On Thursday, August 25th, 1663,[Footnote: The 25th of August, 1663,
fell on a Tuesday.] we set sail for England. On the 4th of September,
our style, being Friday, we landed at Deal, all in good health, God be
praised!
Saturday 5th, we went to Canterbury, and there tarried Sunday, where
we went to church, and very many of the gentlemen of Kent came to
welcome us into England.
And here I cannot omit relating the ensuing story, confirmed by Sir
Thomas Barton, Sir Arnold Braeme, the Dean of Canterbury, with many
more gentlemen and persons of this town.
There lives not far from Canterbury a gentleman, called Colonel
Colepeper,[Footnote: Lady Barbara, daughter of Robert Sydney, Earl of
Leicester, and widow of Thomas, first Viscount Strangford, married
secondly Sir Thomas Colepeper, by whom she had Colonel Colepeper, and
a daughter, Roberta Anna, who married Major Thomas Porter, and died
issueless, June 16th, 1661, more than two years before Lady Fanshawe
was told this story, the circumstances of which she states to have
happened only three months previously.
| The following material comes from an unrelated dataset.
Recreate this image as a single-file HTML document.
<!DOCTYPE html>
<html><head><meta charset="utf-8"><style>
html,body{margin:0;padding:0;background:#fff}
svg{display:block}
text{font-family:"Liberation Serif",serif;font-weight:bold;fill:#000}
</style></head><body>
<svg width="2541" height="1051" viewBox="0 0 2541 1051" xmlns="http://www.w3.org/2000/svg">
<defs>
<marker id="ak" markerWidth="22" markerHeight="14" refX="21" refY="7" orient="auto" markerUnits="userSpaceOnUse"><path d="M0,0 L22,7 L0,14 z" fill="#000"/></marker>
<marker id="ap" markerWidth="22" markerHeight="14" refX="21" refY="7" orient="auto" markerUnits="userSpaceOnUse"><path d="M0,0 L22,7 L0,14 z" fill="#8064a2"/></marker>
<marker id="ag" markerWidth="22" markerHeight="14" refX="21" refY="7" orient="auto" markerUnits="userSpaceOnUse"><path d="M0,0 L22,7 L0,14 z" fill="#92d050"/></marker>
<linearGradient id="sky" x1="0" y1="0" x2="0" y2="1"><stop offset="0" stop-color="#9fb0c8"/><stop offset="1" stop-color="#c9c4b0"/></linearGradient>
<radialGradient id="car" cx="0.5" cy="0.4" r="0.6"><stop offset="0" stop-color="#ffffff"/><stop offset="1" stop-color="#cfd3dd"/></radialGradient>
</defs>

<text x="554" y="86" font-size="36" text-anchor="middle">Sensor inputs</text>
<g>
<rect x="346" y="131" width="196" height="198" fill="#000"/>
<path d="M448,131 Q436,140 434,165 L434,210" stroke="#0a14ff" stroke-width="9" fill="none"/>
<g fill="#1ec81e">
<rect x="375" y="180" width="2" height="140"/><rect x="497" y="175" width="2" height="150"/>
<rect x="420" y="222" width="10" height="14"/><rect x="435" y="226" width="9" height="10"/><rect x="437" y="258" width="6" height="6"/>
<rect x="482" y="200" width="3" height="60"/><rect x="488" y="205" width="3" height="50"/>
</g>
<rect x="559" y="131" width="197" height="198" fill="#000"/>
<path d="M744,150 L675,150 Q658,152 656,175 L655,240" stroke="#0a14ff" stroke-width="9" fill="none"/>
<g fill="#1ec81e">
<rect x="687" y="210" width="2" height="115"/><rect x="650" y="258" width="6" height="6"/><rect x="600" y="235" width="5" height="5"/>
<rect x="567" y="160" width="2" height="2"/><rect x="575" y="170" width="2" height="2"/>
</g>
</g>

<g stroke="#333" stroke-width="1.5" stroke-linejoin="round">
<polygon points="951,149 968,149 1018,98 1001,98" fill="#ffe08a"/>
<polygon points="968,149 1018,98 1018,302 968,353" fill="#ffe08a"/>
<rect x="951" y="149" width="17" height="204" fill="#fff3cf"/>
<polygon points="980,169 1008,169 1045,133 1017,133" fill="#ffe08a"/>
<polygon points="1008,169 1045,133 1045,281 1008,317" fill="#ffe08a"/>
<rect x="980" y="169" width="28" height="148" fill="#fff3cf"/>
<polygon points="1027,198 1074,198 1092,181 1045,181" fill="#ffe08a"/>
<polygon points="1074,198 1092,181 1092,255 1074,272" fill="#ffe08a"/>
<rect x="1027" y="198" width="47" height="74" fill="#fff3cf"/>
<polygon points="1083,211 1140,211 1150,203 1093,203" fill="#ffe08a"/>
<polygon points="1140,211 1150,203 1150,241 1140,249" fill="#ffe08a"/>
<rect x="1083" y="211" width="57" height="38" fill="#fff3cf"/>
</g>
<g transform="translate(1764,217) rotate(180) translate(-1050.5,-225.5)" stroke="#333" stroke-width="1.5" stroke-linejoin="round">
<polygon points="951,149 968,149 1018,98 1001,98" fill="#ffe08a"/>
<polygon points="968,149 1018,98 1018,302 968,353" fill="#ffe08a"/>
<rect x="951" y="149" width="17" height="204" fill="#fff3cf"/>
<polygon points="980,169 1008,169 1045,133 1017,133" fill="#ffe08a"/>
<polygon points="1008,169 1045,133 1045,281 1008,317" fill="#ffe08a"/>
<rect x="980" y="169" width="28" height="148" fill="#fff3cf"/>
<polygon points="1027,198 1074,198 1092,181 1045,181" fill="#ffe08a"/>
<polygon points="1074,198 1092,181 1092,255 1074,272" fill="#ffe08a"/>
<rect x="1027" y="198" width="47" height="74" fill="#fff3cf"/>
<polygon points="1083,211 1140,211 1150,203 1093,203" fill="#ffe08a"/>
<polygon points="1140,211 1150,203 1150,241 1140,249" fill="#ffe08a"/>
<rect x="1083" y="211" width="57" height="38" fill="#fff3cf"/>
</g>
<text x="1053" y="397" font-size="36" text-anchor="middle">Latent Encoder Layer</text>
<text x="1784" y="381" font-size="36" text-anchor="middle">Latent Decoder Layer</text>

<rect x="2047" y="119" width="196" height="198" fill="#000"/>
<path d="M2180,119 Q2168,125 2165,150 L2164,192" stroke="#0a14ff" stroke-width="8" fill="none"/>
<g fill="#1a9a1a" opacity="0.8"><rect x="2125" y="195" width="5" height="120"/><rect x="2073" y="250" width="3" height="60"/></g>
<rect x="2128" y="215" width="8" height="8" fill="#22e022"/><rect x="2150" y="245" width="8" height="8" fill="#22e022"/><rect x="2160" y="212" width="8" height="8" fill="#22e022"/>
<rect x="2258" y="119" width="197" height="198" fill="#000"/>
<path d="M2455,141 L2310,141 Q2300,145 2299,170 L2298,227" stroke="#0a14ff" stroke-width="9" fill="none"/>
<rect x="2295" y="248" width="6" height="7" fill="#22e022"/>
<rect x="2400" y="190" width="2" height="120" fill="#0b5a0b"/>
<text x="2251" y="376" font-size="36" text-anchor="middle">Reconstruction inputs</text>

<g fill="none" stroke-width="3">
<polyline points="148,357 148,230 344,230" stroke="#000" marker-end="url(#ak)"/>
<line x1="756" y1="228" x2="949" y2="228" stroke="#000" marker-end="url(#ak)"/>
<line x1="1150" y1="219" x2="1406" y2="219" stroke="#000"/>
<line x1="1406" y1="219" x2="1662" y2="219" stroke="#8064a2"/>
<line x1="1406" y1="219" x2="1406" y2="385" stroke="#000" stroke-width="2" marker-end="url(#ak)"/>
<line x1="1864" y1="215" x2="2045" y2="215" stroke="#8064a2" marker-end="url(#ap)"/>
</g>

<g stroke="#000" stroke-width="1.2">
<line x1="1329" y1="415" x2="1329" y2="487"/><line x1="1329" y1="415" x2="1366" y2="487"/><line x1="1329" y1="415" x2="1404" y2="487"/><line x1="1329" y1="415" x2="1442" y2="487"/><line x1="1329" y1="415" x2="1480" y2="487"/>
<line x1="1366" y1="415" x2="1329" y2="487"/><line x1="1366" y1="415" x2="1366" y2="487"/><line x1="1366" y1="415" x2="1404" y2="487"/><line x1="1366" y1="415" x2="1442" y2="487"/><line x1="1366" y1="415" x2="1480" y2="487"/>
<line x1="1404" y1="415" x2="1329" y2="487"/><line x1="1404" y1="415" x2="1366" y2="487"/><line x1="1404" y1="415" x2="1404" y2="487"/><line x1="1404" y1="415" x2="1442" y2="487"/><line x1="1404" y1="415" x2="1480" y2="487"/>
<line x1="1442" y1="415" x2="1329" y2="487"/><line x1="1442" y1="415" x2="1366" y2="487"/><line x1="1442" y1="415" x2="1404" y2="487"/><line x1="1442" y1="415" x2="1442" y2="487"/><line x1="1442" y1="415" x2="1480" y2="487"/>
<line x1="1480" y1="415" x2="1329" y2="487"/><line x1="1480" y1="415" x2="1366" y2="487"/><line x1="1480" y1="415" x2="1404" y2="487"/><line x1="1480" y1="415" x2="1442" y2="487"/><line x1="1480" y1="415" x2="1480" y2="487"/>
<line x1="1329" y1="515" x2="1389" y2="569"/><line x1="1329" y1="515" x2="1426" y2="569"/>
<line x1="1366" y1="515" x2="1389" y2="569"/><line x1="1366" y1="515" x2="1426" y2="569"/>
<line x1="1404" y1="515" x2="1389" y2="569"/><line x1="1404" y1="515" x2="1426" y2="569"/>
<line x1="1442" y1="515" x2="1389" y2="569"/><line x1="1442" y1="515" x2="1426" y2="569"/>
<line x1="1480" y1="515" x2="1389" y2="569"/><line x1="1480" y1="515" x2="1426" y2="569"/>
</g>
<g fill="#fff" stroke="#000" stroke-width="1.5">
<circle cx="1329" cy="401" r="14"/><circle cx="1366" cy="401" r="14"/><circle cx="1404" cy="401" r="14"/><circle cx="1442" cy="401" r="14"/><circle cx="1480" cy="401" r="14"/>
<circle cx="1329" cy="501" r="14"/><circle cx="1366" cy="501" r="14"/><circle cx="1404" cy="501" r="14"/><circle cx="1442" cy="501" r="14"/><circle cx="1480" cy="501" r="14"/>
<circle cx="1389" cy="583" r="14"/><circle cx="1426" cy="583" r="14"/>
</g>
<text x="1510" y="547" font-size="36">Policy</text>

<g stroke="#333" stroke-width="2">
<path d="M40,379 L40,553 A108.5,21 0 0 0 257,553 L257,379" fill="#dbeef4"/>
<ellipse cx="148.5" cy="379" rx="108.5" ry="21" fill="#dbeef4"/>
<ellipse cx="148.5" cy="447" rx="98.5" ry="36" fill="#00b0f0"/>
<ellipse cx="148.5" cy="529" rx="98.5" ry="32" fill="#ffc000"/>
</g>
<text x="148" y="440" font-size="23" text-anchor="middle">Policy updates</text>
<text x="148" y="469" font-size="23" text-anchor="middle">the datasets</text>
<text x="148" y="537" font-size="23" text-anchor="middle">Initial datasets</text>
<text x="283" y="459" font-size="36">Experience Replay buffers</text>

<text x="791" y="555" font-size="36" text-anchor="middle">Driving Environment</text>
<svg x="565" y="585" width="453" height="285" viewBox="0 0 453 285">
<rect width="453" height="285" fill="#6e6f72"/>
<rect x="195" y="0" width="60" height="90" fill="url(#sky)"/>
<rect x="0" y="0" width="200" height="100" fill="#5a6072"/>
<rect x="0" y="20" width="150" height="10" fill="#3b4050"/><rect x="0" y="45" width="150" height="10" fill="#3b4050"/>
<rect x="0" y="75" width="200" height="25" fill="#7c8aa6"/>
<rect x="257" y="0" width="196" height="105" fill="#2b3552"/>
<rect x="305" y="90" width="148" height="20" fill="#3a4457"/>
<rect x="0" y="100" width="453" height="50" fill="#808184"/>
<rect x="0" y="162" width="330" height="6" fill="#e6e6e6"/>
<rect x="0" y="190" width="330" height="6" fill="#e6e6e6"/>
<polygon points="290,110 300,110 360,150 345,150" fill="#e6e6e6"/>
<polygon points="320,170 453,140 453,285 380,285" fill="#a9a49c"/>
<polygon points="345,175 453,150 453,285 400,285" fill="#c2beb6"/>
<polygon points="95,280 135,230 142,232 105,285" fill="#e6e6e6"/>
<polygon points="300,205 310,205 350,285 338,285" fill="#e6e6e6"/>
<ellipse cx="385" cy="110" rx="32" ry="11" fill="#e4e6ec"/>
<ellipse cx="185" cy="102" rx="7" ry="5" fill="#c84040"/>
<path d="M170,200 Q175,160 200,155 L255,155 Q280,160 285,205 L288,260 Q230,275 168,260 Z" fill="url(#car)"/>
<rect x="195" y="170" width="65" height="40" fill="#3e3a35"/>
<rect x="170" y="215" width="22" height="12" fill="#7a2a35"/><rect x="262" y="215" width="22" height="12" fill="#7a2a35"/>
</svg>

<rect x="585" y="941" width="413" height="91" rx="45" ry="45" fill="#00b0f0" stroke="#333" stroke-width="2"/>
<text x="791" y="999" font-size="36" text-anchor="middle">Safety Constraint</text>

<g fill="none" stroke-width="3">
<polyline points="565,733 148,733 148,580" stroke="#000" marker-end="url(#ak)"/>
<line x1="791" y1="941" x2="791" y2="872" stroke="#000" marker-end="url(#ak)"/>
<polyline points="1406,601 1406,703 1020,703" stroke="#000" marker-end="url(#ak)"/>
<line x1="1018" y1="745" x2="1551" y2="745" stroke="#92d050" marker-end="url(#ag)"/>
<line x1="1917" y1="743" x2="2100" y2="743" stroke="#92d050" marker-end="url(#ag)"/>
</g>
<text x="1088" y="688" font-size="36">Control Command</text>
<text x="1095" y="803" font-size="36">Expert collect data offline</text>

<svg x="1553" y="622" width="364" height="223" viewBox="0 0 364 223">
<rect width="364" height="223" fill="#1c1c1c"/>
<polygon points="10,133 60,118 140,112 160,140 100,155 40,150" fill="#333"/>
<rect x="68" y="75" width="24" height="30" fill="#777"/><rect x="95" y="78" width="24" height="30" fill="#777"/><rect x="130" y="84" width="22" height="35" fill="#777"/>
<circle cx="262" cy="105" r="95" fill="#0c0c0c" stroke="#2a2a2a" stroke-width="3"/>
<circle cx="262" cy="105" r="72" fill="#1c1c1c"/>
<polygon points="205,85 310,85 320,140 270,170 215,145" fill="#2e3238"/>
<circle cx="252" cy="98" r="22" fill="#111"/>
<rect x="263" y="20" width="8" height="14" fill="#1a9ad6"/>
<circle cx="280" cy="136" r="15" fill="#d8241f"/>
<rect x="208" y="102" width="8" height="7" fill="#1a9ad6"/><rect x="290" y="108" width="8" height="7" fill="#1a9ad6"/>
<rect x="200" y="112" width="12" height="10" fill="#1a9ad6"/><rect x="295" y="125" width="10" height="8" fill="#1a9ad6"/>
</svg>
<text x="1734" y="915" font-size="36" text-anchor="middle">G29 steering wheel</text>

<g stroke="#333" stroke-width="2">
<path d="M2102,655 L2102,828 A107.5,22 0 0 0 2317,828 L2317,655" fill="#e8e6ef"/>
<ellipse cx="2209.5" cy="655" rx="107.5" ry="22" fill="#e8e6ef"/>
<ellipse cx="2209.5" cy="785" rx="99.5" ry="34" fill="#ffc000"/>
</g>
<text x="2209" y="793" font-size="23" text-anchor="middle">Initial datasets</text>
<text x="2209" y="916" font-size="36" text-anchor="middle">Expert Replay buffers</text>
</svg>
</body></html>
The Colonel was a most
extraordinary character, and though a man of genius and erudition, was
very nearly a madman. A voluminous collection of his MSS. is preserved
in the British Museum, whence it appears that he was in the habit of
committing his most private thoughts to paper; that there was scarcely
a subject to which his attention was not directed; and that the
Government and eminent persons were continually tormented with his
projects and discoveries, embracing among others the Longitude.